The boys were not in the shelters yet.

It was only about 9PM at this point, and the storms had completely flattened one of the shelters. The rest were still up, but the ground inside the shelters was soaked. At around 11PM, the waves of storms had gone by and it was time to send the boys out into their shelters. Out of 14 boys, 9 of them gave up on the idea of sleeping in their shelters and crawled into their wet tents instead. Five of the boys started off in their shelters, and three of them gave up after an hour or so of lying in the mud. Two of the boys made it through the night in their shelters and earned their wilderness survival merit badges during just about the worst possible conditions a person can expect to have.
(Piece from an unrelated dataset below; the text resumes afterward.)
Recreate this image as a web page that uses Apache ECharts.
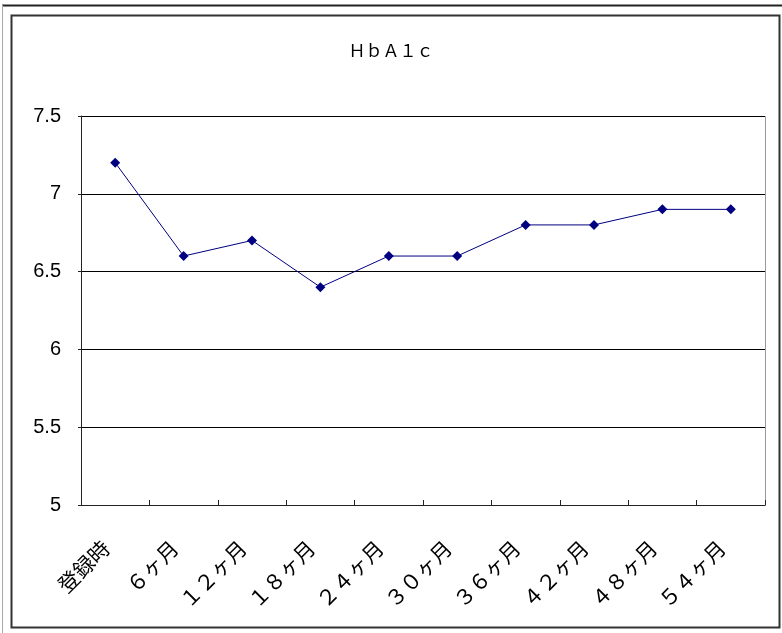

I didn't get much sleep, because the adults took shifts through the night to check on the boys. I had the 2-4 shift, and from 11-2, I kept waking up and checking my watch because I didn't trust my alarm to wake me. According to my fitbit, I got 2h 11min of sleep before my shift, and 1h 33min of sleep after my shift and before it was time to get up. It was fun taking a shift though, because we were just hanging out by the fire chatting and occasionally going out to check that the two remaining boys were still alive.

All and all, I have to say that I LOVE Boy Scouts and the experiences it offers these boys. We gave them lighters on this trip. There were some 12 year old boys there who have never held a lighter in their life and didn't know how to use one. I encouraged them to keep playing with the lighters until they could get them to light (which is a lot harder than when I was a kid because they have been child proofed.) We told them to bring their knives. So they were playing with knives and lighters all day long, and being encouraged to do so. We sat out in the rain in a violent lightning storm, because there was no where else to go. The lighting is going to hit the tall trees, and probably not the scouts off the ground on a picnic table under a tarp. The boys were chit-chatting excitedly as the storm was pounding on us. After every crack and boom they would be like "Whoa! Did you hear that one!" They were in high spirits until the next morning when it was time to pack up all the wet gear and shlep it back to the cars. That's when they got grumpy, but they are grumpy during nice weather at that time.

I'm glad boys have a place where they can play in the mud, build shelters, play with knives and lighters, and filter scummy water from a canal to drink. All day long, all they hear is "no" and "be careful" and in Scouts we almost never say that stuff unless they are doing something really stupid.